Please reproduce the lines of the records below from the one holding "Output the LaTeX" through the one holding "(540,95) rectangle (583,103);", inclusive, skipping all pictures.
===== INFORMATION PROVIDED
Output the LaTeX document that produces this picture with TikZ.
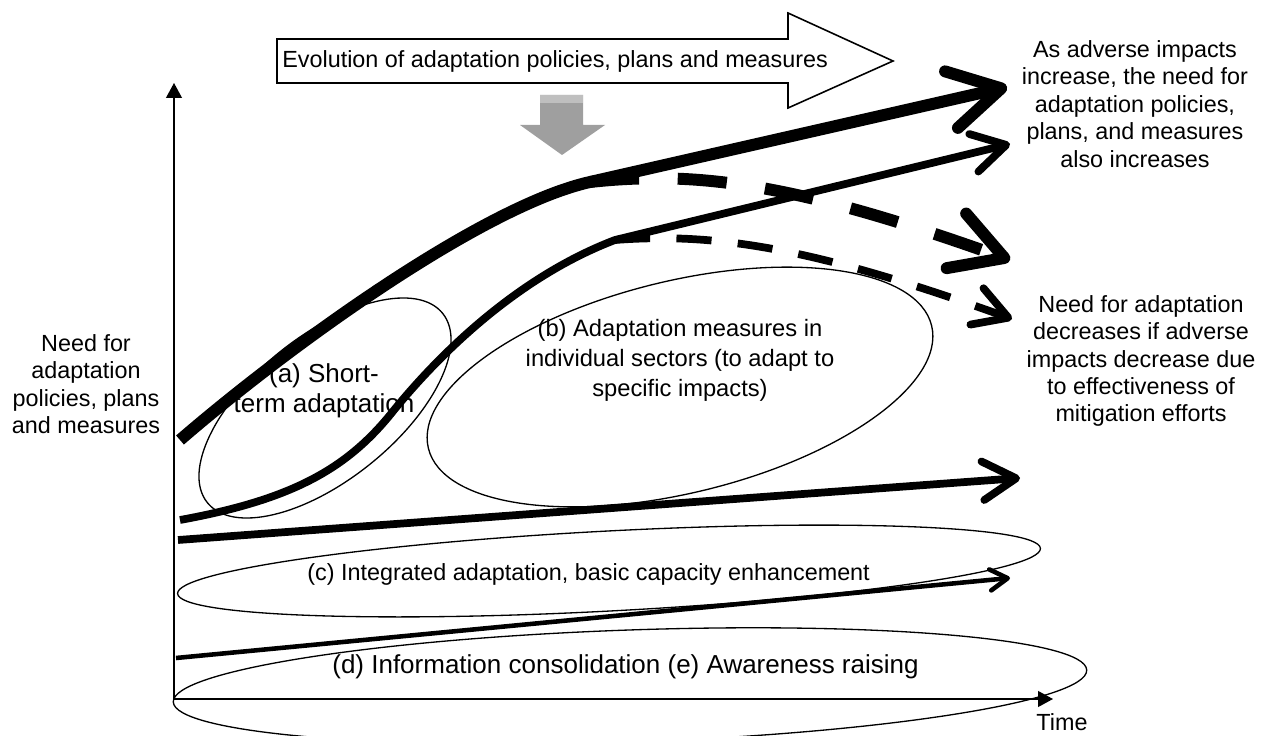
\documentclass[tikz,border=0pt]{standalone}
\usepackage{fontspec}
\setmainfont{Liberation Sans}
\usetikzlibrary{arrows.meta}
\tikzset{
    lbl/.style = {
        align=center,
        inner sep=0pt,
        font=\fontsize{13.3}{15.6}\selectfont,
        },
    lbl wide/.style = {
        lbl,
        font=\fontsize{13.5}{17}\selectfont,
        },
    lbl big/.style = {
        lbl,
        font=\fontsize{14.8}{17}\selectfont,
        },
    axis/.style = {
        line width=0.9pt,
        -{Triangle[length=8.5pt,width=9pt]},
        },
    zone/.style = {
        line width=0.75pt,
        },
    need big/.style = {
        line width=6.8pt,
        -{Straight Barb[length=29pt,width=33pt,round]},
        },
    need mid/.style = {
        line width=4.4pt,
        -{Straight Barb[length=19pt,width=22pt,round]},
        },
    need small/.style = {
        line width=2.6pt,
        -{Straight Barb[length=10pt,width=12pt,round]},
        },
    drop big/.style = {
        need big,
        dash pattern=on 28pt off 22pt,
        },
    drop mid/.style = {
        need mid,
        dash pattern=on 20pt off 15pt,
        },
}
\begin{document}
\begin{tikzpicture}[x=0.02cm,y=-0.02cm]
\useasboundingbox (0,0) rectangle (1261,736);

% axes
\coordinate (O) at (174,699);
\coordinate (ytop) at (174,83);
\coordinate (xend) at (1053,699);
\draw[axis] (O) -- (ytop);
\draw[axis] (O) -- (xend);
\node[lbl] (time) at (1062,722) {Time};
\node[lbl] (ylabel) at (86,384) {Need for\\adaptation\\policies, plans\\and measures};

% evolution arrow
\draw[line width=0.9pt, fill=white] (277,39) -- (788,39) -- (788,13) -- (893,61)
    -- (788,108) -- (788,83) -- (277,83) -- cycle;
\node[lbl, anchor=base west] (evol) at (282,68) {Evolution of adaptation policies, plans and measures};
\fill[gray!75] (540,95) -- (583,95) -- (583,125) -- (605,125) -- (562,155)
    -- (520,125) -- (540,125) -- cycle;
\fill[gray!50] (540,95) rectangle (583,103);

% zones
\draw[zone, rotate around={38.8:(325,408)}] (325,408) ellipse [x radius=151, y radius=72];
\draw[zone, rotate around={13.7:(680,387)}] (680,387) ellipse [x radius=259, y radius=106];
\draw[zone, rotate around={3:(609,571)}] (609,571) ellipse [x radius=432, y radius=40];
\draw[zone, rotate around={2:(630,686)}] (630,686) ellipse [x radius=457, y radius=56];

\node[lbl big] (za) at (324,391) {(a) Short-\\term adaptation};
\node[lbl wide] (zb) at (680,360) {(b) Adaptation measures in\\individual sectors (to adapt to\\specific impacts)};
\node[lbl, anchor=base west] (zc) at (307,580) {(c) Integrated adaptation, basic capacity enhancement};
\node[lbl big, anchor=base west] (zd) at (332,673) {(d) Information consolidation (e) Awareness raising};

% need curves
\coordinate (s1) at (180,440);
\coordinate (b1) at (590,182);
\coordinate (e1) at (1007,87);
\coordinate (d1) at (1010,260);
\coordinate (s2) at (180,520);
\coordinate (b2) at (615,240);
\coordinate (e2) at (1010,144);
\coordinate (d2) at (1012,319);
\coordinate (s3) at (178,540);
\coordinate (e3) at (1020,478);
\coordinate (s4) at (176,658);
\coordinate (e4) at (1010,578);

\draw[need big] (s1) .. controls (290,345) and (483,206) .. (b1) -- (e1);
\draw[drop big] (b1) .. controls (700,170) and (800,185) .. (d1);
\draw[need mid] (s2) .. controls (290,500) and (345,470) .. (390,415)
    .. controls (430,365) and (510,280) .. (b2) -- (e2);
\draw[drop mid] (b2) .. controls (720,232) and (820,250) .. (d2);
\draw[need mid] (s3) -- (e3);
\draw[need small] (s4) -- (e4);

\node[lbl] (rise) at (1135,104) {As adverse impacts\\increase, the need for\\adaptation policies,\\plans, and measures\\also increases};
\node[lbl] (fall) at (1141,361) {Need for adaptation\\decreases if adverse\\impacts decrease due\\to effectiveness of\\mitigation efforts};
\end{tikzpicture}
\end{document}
==========
===== INFORMATION PROVIDED
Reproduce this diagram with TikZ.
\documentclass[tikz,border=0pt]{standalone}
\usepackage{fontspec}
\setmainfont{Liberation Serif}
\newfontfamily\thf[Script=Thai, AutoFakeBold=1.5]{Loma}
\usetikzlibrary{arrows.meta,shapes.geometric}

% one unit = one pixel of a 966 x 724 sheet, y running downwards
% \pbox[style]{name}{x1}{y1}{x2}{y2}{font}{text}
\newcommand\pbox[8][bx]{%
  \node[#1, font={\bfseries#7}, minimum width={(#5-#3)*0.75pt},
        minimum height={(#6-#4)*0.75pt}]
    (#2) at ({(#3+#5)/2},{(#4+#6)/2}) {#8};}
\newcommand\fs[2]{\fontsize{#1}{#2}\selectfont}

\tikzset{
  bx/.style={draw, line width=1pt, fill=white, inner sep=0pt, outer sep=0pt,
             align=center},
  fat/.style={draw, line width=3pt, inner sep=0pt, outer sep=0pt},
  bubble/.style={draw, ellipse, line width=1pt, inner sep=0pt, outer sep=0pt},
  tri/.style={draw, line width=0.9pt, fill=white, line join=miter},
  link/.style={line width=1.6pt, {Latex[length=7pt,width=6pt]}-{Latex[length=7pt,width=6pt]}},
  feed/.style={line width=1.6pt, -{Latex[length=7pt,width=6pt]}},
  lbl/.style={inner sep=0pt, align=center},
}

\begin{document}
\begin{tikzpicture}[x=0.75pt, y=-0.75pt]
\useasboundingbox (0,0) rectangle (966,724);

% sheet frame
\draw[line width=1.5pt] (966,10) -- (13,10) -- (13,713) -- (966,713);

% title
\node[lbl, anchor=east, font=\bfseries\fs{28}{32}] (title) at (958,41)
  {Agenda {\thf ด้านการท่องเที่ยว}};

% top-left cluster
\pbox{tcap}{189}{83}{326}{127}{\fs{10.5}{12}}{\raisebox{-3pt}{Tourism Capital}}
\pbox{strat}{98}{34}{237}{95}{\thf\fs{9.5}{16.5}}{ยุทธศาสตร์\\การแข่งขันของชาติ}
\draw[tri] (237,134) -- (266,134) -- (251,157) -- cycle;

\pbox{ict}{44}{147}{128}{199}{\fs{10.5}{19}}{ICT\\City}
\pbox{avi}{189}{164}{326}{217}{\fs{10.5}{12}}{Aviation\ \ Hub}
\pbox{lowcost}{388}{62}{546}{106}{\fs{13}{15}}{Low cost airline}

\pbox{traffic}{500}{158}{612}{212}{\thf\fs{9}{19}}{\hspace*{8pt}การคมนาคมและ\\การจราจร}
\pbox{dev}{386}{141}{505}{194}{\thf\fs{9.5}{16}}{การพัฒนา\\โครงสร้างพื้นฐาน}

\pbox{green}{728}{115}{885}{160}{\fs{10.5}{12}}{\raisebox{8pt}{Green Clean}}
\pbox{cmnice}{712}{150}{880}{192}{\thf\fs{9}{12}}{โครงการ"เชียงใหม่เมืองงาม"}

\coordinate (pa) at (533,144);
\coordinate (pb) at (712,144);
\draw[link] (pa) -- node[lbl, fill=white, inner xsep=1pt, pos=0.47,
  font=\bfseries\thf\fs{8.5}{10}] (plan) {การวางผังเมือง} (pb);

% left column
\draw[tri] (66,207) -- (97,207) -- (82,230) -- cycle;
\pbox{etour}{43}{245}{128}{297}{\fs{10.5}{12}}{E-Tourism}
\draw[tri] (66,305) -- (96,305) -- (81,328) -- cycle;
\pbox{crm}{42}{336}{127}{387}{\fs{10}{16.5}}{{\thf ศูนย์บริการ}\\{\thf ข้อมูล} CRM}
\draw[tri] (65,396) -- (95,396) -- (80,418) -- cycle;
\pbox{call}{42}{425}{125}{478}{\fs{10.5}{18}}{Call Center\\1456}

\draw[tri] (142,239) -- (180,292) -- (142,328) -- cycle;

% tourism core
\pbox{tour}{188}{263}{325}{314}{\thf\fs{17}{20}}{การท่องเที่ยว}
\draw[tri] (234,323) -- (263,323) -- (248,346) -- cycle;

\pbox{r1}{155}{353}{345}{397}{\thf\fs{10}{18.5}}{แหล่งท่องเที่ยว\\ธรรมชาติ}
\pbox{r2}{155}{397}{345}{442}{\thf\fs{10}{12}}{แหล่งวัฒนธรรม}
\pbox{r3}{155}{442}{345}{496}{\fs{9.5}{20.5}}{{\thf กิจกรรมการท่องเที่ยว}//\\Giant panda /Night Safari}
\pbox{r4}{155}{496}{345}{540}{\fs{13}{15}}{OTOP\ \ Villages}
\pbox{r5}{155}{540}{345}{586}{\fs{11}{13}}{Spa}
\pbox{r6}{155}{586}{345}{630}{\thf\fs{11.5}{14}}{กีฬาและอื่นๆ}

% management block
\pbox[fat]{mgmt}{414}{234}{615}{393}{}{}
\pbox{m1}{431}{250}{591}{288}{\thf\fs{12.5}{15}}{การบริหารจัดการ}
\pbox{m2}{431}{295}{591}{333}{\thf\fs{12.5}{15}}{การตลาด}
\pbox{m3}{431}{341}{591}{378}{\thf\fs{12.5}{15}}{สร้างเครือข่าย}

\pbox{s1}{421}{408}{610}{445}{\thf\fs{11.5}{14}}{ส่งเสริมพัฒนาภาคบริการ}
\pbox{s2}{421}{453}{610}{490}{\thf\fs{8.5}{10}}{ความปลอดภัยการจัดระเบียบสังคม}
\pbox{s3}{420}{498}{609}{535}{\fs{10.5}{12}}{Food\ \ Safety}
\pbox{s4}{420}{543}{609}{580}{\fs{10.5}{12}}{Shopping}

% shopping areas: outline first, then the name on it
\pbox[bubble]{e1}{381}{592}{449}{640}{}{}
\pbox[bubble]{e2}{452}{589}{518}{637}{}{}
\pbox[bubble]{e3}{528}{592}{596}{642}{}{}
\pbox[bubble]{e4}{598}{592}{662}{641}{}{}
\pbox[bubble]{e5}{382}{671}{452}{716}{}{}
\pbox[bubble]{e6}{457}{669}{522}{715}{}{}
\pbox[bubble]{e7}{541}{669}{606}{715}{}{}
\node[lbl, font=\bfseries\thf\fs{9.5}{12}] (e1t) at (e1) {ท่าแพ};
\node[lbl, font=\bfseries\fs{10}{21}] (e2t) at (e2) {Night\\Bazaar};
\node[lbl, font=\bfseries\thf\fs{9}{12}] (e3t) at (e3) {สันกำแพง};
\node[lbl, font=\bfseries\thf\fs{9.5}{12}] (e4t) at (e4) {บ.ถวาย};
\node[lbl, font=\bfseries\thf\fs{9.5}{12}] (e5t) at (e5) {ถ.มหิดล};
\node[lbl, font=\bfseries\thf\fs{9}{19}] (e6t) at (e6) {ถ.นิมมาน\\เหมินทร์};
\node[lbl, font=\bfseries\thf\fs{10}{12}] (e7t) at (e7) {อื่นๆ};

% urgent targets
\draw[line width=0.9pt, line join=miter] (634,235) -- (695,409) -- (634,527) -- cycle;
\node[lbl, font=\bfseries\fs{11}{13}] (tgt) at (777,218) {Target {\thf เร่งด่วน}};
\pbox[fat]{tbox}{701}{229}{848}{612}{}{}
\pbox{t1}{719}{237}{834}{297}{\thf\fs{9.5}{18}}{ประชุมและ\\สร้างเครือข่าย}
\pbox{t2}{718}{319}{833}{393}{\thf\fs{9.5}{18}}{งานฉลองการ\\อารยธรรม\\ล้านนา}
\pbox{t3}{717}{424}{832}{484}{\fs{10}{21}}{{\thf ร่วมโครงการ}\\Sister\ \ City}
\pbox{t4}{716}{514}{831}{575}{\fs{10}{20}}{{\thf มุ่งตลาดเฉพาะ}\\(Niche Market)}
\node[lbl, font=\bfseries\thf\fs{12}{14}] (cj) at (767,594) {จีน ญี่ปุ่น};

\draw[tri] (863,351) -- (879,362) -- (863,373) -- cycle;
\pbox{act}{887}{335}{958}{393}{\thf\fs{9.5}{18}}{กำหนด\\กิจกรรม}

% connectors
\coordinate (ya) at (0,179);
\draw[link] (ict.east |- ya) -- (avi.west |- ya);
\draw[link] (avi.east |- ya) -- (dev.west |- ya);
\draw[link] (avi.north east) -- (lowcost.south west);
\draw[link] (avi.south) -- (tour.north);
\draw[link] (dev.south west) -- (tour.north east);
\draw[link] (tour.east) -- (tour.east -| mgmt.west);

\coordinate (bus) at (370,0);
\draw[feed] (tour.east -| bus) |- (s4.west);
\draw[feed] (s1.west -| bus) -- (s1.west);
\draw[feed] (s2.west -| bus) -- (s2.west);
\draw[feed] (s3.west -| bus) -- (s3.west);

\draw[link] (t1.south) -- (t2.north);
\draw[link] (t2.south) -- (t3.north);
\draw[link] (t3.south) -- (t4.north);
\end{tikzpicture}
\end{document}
==========
SOLUTION TO THE PROBLEM:
Output the LaTeX document that produces this picture with TikZ.
\documentclass[tikz,border=0pt]{standalone}
\usepackage{fontspec}
\setmainfont{Liberation Sans}
\usetikzlibrary{arrows.meta}
\tikzset{
    lbl/.style = {
        align=center,
        inner sep=0pt,
        font=\fontsize{13.3}{15.6}\selectfont,
        },
    lbl wide/.style = {
        lbl,
        font=\fontsize{13.5}{17}\selectfont,
        },
    lbl big/.style = {
        lbl,
        font=\fontsize{14.8}{17}\selectfont,
        },
    axis/.style = {
        line width=0.9pt,
        -{Triangle[length=8.5pt,width=9pt]},
        },
    zone/.style = {
        line width=0.75pt,
        },
    need big/.style = {
        line width=6.8pt,
        -{Straight Barb[length=29pt,width=33pt,round]},
        },
    need mid/.style = {
        line width=4.4pt,
        -{Straight Barb[length=19pt,width=22pt,round]},
        },
    need small/.style = {
        line width=2.6pt,
        -{Straight Barb[length=10pt,width=12pt,round]},
        },
    drop big/.style = {
        need big,
        dash pattern=on 28pt off 22pt,
        },
    drop mid/.style = {
        need mid,
        dash pattern=on 20pt off 15pt,
        },
}
\begin{document}
\begin{tikzpicture}[x=0.02cm,y=-0.02cm]
\useasboundingbox (0,0) rectangle (1261,736);

% axes
\coordinate (O) at (174,699);
\coordinate (ytop) at (174,83);
\coordinate (xend) at (1053,699);
\draw[axis] (O) -- (ytop);
\draw[axis] (O) -- (xend);
\node[lbl] (time) at (1062,722) {Time};
\node[lbl] (ylabel) at (86,384) {Need for\\adaptation\\policies, plans\\and measures};

% evolution arrow
\draw[line width=0.9pt, fill=white] (277,39) -- (788,39) -- (788,13) -- (893,61)
    -- (788,108) -- (788,83) -- (277,83) -- cycle;
\node[lbl, anchor=base west] (evol) at (282,68) {Evolution of adaptation policies, plans and measures};
\fill[gray!75] (540,95) -- (583,95) -- (583,125) -- (605,125) -- (562,155)
    -- (520,125) -- (540,125) -- cycle;
\fill[gray!50] (540,95) rectangle (583,103);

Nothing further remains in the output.